● WHAT THE TASK REQUIRES
Take the lines of the data below from the very first through the line containing "var yTicks = [0, 1, 2, 3, 4, 5];" and output them exactly, pictures excluded.

● RECORDED INFORMATION
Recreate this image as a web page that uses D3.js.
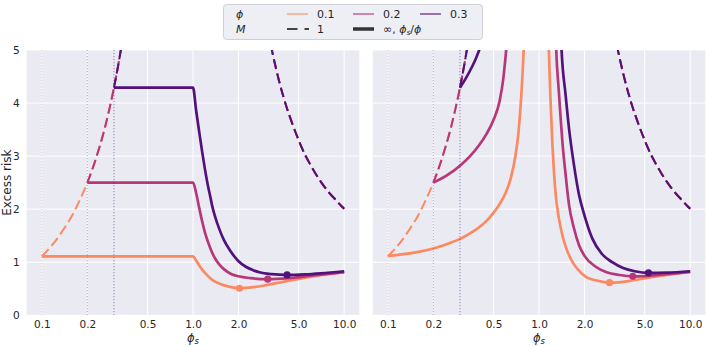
<!DOCTYPE html>
<html>
<head>
<meta charset="utf-8">
<script src="https://d3js.org/d3.v7.min.js"></script>
<style>
  body { margin: 0; background: #fff; }
  svg, svg text { font-family: "DejaVu Sans", sans-serif; }
  .tick text { fill: #262626; font-size: 10.5px; font-family: "DejaVu Sans", sans-serif; }
</style>
</head>
<body>
<svg id="chart" width="706" height="346"></svg>
<script>
// phi values and their colours (magma, 3 steps)
var phis = [0.1, 0.2, 0.3];
var colors = ["#fc8961", "#b73779", "#51127c"];
var xTicks = [0.1, 0.2, 0.5, 1.0, 2.0, 5.0, 10.0];
var xTickLabels = ["0.1", "0.2", "0.5", "1.0", "2.0", "5.0", "10.0"];
var yTicks = [0, 1, 2, 3, 4, 5];

// M = 1 (dashed), same curve for every phi, drawn from phi on
var m1Under = [[0.1,1.11],[0.12,1.36],[0.14,1.63],[0.16,1.9],[0.18,2.2],[0.2,2.5],[0.22,2.82],
  [0.24,3.16],[0.26,3.51],[0.28,3.89],[0.3,4.29],[0.32,4.71],[0.34,5.15]];
var m1Over = [[2.9,5.9],[3.0,5.67],[3.2,5.23],[3.4,4.87],[3.7,4.43],[4,4.08],[4.5,3.64],[5,3.3],
  [5.5,3.03],[6,2.83],[6.5,2.66],[7,2.52],[7.5,2.4],[8,2.3],[8.5,2.22],[9,2.14],[9.5,2.07],[10,2.01]];

// left panel, M = infinity
var leftOrange = [[0.1,1.11],[1.0,1.11],[1.05,1.03],[1.1,0.94],[1.15,0.86],[1.2,0.8],[1.3,0.7],[1.4,0.635],
  [1.5,0.595],[1.7,0.545],[2.03,0.51],[2.5,0.53],[3,0.565],[4,0.635],[5,0.685],[7,0.755],[10,0.815]];
var leftMagenta = [[0.2,2.5],[1.0,2.5],[1.05,2.3],[1.1,2.02],[1.15,1.77],[1.2,1.56],[1.3,1.27],[1.4,1.07],
  [1.5,0.95],[1.6,0.87],[1.8,0.775],[2.0,0.735],[2.4,0.70],[3.12,0.68],[4.3,0.70],[6,0.745],[10,0.815]];
var leftPurple = [[0.3,4.29],[1.0,4.29],[1.05,3.85],[1.1,3.45],[1.15,3.08],[1.2,2.75],[1.25,2.47],[1.3,2.24],
  [1.35,2.02],[1.4,1.86],[1.5,1.61],[1.6,1.42],[1.75,1.23],[2.0,1.02],[2.25,0.91],[2.5,0.85],[2.75,0.81],
  [3.3,0.775],[4.19,0.76],[5.5,0.77],[7,0.79],[10,0.83]];
var leftMin = [[2.03,0.51],[3.12,0.68],[4.19,0.76]];

// right panel, M = phi_s / phi (two branches each)
var rightOrangeLo = [[0.1,1.12],[0.15,1.18],[0.2,1.26],[0.25,1.35],[0.3,1.44],[0.35,1.545],[0.4,1.655],
  [0.45,1.78],[0.5,1.93],[0.55,2.1],[0.6,2.3],[0.65,2.58],[0.7,3.02],[0.73,3.42],[0.76,4.05],[0.78,4.6],[0.8,5.3]];
var rightOrangeHi = [[1.15,5.5],[1.17,4.7],[1.2,3.85],[1.225,3.25],[1.25,2.8],[1.29,2.27],[1.35,1.85],
  [1.43,1.5],[1.5,1.3],[1.66,1.01],[1.8,0.87],[2.03,0.73],[2.4,0.655],[2.93,0.615],[3.5,0.625],[4.2,0.66],
  [5.05,0.70],[7,0.76],[10,0.82]];
var rightMagentaLo = [[0.2,2.5],[0.25,2.65],[0.3,2.82],[0.35,3.0],[0.4,3.2],[0.45,3.42],[0.5,3.68],
  [0.55,4.05],[0.58,4.45],[0.6,4.85],[0.62,5.3]];
var rightMagentaHi = [[1.28,5.6],[1.3,5.0],[1.35,4.25],[1.4,3.6],[1.43,3.25],[1.5,2.65],[1.58,2.08],
  [1.7,1.65],[1.84,1.32],[2.0,1.12],[2.36,0.92],[2.8,0.81],[3.4,0.76],[4.17,0.735],[5,0.74],[7,0.775],[10,0.82]];
var rightPurpleLo = [[0.3,4.29],[0.33,4.48],[0.36,4.68],[0.38,4.82],[0.4,4.98],[0.42,5.15]];
var rightPurpleHi = [[1.39,5.4],[1.41,5.0],[1.5,4.15],[1.58,3.52],[1.7,2.85],[1.84,2.27],[2.0,1.88],
  [2.25,1.45],[2.6,1.16],[3.05,1.0],[3.6,0.89],[4.3,0.83],[5.3,0.80],[7,0.805],[10,0.83]];
var rightMin = [[2.93,0.615],[4.17,0.735],[5.3,0.80]];

var svg = d3.select("#chart");
var plotTop = 50, plotBottom = 315.3, panelW = 332.6;

var y = d3.scaleLinear().domain([0, 5]).range([plotBottom, plotTop]);

function drawPanel(x0, id, curves, mins, showY) {
  var x = d3.scaleLog().domain([Math.pow(10, -1.1), Math.pow(10, 1.1)]).range([x0, x0 + panelW]);
  var g = svg.append("g");

  g.append("rect").attr("x", x0).attr("y", plotTop).attr("width", panelW).attr("height", plotBottom - plotTop)
    .attr("fill", "#eaeaf2");
  svg.append("clipPath").attr("id", id).append("rect")
    .attr("x", x0).attr("y", plotTop).attr("width", panelW).attr("height", plotBottom - plotTop);

  // grid
  g.selectAll(".vg").data(xTicks).enter().append("line")
    .attr("x1", function(d) { return x(d); }).attr("x2", function(d) { return x(d); })
    .attr("y1", plotTop).attr("y2", plotBottom).attr("stroke", "#fff").attr("stroke-width", 1);
  g.selectAll(".hg").data(yTicks).enter().append("line")
    .attr("x1", x0).attr("x2", x0 + panelW)
    .attr("y1", function(d) { return y(d); }).attr("y2", function(d) { return y(d); })
    .attr("stroke", "#fff").attr("stroke-width", 1);

  var xAxis = g.append("g").attr("transform", "translate(0," + plotBottom + ")")
    .call(d3.axisBottom(x).tickValues(xTicks).tickSize(0).tickPadding(5)
      .tickFormat(function(d, i) { return xTickLabels[i]; }));
  xAxis.select(".domain").remove();

  if (showY) {
    var yAxis = g.append("g").attr("transform", "translate(" + x0 + ",0)")
      .call(d3.axisLeft(y).tickValues(yTicks).tickSize(0).tickPadding(7).tickFormat(d3.format("d")));
    yAxis.select(".domain").remove();
  }

  var line = d3.line()
    .x(function(d) { return x(d[0]); })
    .y(function(d) { return y(d[1]); })
    .curve(d3.curveMonotoneX);

  var plot = g.append("g").attr("clip-path", "url(#" + id + ")");

  phis.forEach(function(phi, i) {
    var under = m1Under.filter(function(d) { return d[0] >= phi - 1e-9; });
    [under, m1Over].forEach(function(arr) {
      plot.append("path").datum(arr).attr("d", line).attr("fill", "none")
        .attr("stroke", colors[i]).attr("stroke-width", 2).attr("stroke-dasharray", "10,4.5");
    });
    curves[i].forEach(function(arr) {
      plot.append("path").datum(arr).attr("d", line).attr("fill", "none")
        .attr("stroke", colors[i]).attr("stroke-width", 2.7).attr("stroke-linejoin", "round");
    });
    plot.append("circle").attr("cx", x(mins[i][0])).attr("cy", y(mins[i][1])).attr("r", 3.6)
      .attr("fill", colors[i]);
    plot.append("line").attr("x1", x(phi)).attr("x2", x(phi)).attr("y1", plotTop).attr("y2", plotBottom)
      .attr("stroke", colors[i]).attr("stroke-width", 1).attr("stroke-opacity", 0.5)
      .attr("stroke-dasharray", "1.2,1.8");
  });

  var lab = g.append("text").attr("x", x0 + panelW / 2).attr("y", 342).attr("text-anchor", "middle")
    .attr("font-size", 11.5).attr("fill", "#262626");
  lab.append("tspan").attr("font-style", "italic").text("ϕ");
  lab.append("tspan").attr("font-style", "italic").attr("font-size", 8.5).attr("dy", 2).text("s");
}

drawPanel(26.7, "clipL", [[leftOrange], [leftMagenta], [leftPurple]], leftMin, true);
drawPanel(372.7, "clipR", [[rightOrangeLo, rightOrangeHi], [rightMagentaLo, rightMagentaHi],
  [rightPurpleLo, rightPurpleHi]], rightMin, false);

svg.append("text").attr("transform", "translate(11," + (plotTop + plotBottom) / 2 + ") rotate(-90)")
  .attr("text-anchor", "middle").attr("font-size", 12).attr("fill", "#262626").text("Excess risk");

// legend
var lg = svg.append("g");
lg.append("rect").attr("x", 223.5).attr("y", 4.5).attr("width", 259).attr("height", 35).attr("rx", 3)
  .attr("fill", "#eeeef5").attr("stroke", "#cfcfd6").attr("stroke-width", 1);
var row1 = 14, row2 = 29;
lg.append("text").attr("x", 236).attr("y", row1 + 4).attr("font-size", 11).attr("font-style", "italic")
  .attr("fill", "#262626").text("ϕ");
lg.append("text").attr("x", 236).attr("y", row2 + 4).attr("font-size", 11).attr("font-style", "italic")
  .attr("fill", "#262626").text("M");
var legX = [287, 353, 420];
phis.forEach(function(phi, i) {
  lg.append("line").attr("x1", legX[i]).attr("x2", legX[i] + 21).attr("y1", row1).attr("y2", row1)
    .attr("stroke", colors[i]).attr("stroke-width", 1.5).attr("stroke-opacity", 0.75);
  lg.append("text").attr("x", legX[i] + 30).attr("y", row1 + 4).attr("font-size", 11)
    .attr("fill", "#262626").text(d3.format(".1f")(phi));
});
lg.append("line").attr("x1", legX[0]).attr("x2", legX[0] + 22).attr("y1", row2).attr("y2", row2)
  .attr("stroke", "#444").attr("stroke-width", 2).attr("stroke-dasharray", "10.5,7");
lg.append("text").attr("x", legX[0] + 30).attr("y", row2 + 4).attr("font-size", 11)
  .attr("fill", "#262626").text("1");
lg.append("line").attr("x1", legX[1]).attr("x2", legX[1] + 21).attr("y1", row2).attr("y2", row2)
  .attr("stroke", "#333").attr("stroke-width", 3.5);
var inf = lg.append("text").attr("x", legX[1] + 30).attr("y", row2 + 4).attr("font-size", 11)
  .attr("fill", "#262626");
inf.append("tspan").text("∞, ");
inf.append("tspan").attr("font-style", "italic").text("ϕ");
inf.append("tspan").attr("font-style", "italic").attr("font-size", 7.5).attr("dy", 2).text("s");
inf.append("tspan").attr("dy", -2).text("/");
inf.append("tspan").attr("font-style", "italic").text("ϕ");
</script>
</body>
</html>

● RESULT
Recreate this image as a web page that uses D3.js.
<!DOCTYPE html>
<html>
<head>
<meta charset="utf-8">
<script src="https://d3js.org/d3.v7.min.js"></script>
<style>
  body { margin: 0; background: #fff; }
  svg, svg text { font-family: "DejaVu Sans", sans-serif; }
  .tick text { fill: #262626; font-size: 10.5px; font-family: "DejaVu Sans", sans-serif; }
</style>
</head>
<body>
<svg id="chart" width="706" height="346"></svg>
<script>
// phi values and their colours (magma, 3 steps)
var phis = [0.1, 0.2, 0.3];
var colors = ["#fc8961", "#b73779", "#51127c"];
var xTicks = [0.1, 0.2, 0.5, 1.0, 2.0, 5.0, 10.0];
var xTickLabels = ["0.1", "0.2", "0.5", "1.0", "2.0", "5.0", "10.0"];
var yTicks = [0, 1, 2, 3, 4, 5];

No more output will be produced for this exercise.